Is this header really needed?

>
> -typedef struct GBlurContext {
> -const AVClass *class;
> -
> -float sigma;
> -float sigmaV;
> -int steps;
> -int planes;
> -
> -int depth;
> -int planewidth[4];
> -int planeheight[4];
> -float *buffer;
> -float boundaryscale;
> -float boundaryscaleV;
> -float postscale;
> -float postscaleV;
> -float nu;
> -float nuV;
> -int nb_planes;
> -} GBlurContext;
>
>  #define OFFSET(x) offsetof(GBlurContext, x)

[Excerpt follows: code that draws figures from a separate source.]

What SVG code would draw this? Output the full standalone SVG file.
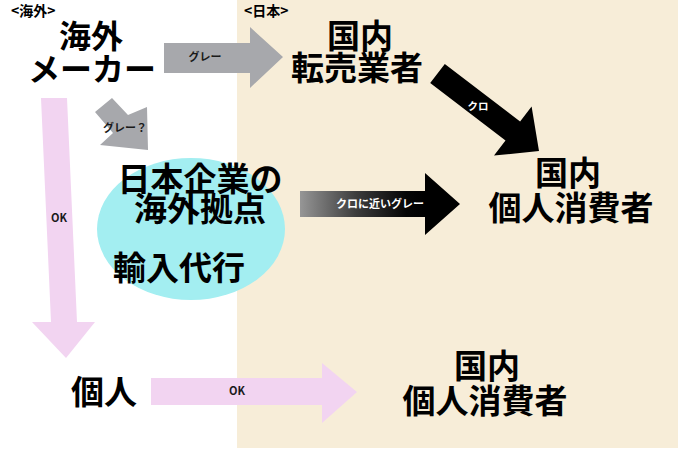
<svg xmlns="http://www.w3.org/2000/svg" width="680" height="455" viewBox="0 0 680 455">
<defs>
<style>
text{font-family:"Noto Sans CJK JP","Noto Sans",sans-serif;font-weight:bold}
.big{font-size:33px;fill:#000;text-anchor:middle}
.lbl{font-size:11px;fill:#1a1a1a;text-anchor:middle}
.wlbl{font-size:10.5px;fill:#fff;text-anchor:middle}
.hdr{font-size:14px;fill:#000}
.pink{fill:#F2D4F1}
.gray{fill:#A7A8AC}
</style>
<linearGradient id="g1" gradientUnits="userSpaceOnUse" x1="300" y1="0" x2="425" y2="0">
<stop offset="0" stop-color="#969696"/>
<stop offset="0.45" stop-color="#3c3c3c"/>
<stop offset="0.85" stop-color="#050505"/>
<stop offset="1" stop-color="#000"/>
</linearGradient>
</defs>
<rect width="680" height="455" fill="#fff"/>
<rect id="japan-area" x="237" y="0" width="441" height="448" fill="#F7EDD8"/>
<text class="hdr" x="11" y="16">&lt;海外&gt;</text>
<text class="hdr" x="244" y="16">&lt;日本&gt;</text>

<g id="connectors">
<polygon class="gray" points="164,43 250,43 250,27 283,57 250,88 250,73 164,73"/>
<text class="lbl" x="205" y="61">グレー</text>
<polygon class="gray" points="95,112 112,98 128,115 147,107 148,150 100,145 113,133"/>
<text class="lbl" x="125" y="132">グレー？</text>
<polygon class="pink" points="41,98 67,98 77,322 95,322 66,358 32,322 51,322"/>
<text class="lbl" x="59" y="222">OK</text>
<polygon fill="#000" points="444.8,64 520.1,121.5 531.6,106.4 539,151 494,155.6 505.5,140.5 430.2,83"/>
<text class="wlbl" x="478" y="110">クロ</text>
<polygon fill="url(#g1)" points="300,191 425,191 425,173 460,204 425,235 425,217 300,217"/>
<text class="wlbl" x="380" y="208" style="font-size:11px">クロに近いグレー</text>
<polygon class="pink" points="151,378 322,378 322,363 357,392 322,423 322,405 151,405"/>
<text class="lbl" x="237" y="395">OK</text>
</g>

<g id="overseas-maker">
<text class="big" x="91" y="48" style="font-size:32px">海外</text>
<text class="big" x="92" y="81" style="font-size:32px">メーカー</text>
</g>

<g id="overseas-base">
<ellipse cx="191" cy="229" rx="94" ry="71" fill="#A3EEF1"/>
<text class="big" x="200" y="191">日本企業の</text>
<text class="big" x="200" y="221">海外拠点</text>
<text class="big" x="179" y="280">輸入代行</text>
</g>

<g id="domestic-reseller">
<text class="big" x="360" y="48">国内</text>
<text class="big" x="357" y="80">転売業者</text>
</g>

<g id="domestic-consumer-1">
<text class="big" x="568" y="185">国内</text>
<text class="big" x="571" y="220">個人消費者</text>
</g>

<g id="individual">
<text class="big" x="104" y="404">個人</text>
</g>

<g id="domestic-consumer-2">
<text class="big" x="487" y="378">国内</text>
<text class="big" x="485" y="413">個人消費者</text>
</g>
</svg>
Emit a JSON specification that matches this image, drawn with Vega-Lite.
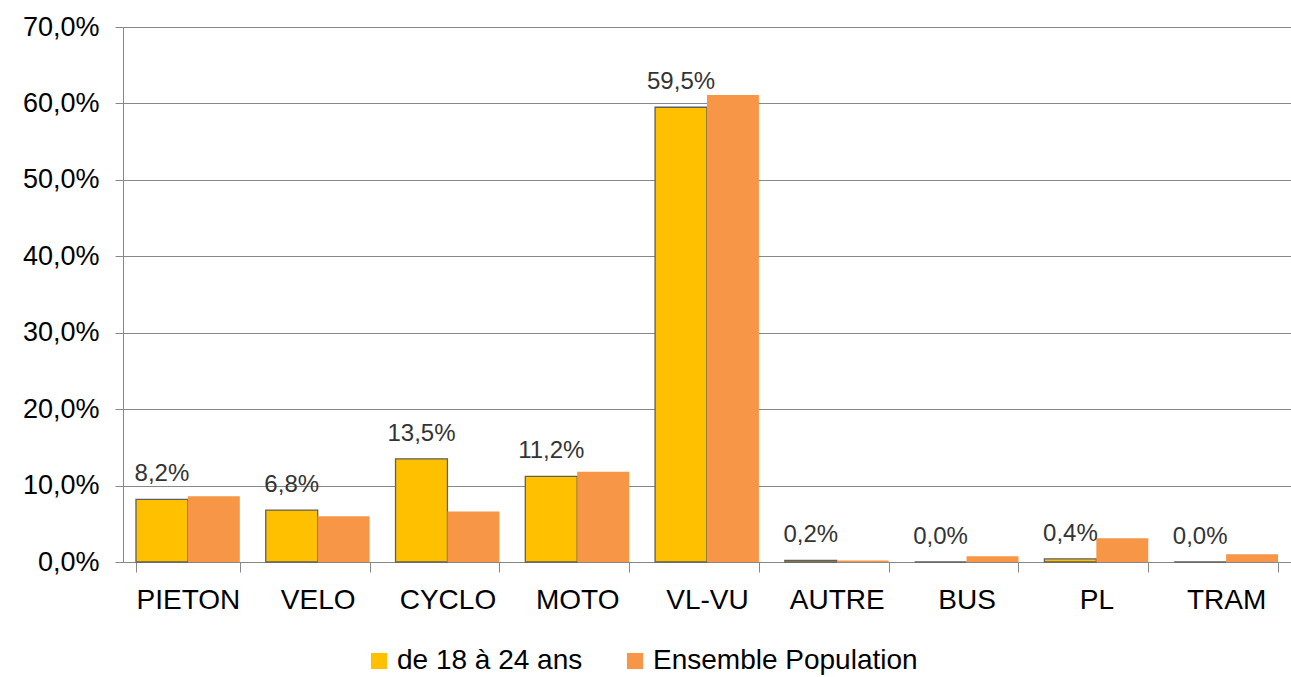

>  #define FLAGS AV_OPT_FLAG_VIDEO_PARAM|AV_OPT_FLAG_FILTERING_PARAM
> @@ -72,39 +54,44 @@ typedef struct ThreadData {
>  int width;
>  } ThreadData;
>
> -static int filter_horizontally(AVFilterContext *ctx, void *arg, int jobnr,
> int nb_jobs)
> +static void horiz_slice_c(float *buffer, int width, int height, int steps,
> +  float nu, float bscale)
>  {
> -GBlurContext *s = ctx->priv;
> -ThreadData *td = arg;
> -const int height = td->height;
> -const int width = td->width;
> -const int slice_start = (height *  jobnr   ) / nb_jobs;
> -const int slice_end   = (height * (jobnr+1)) / nb_jobs;
> -const float boundaryscale = s->boundaryscale;
> -const int steps = s->steps;
> -const float nu = s->nu;
> -float *buffer = s->buffer;
> -int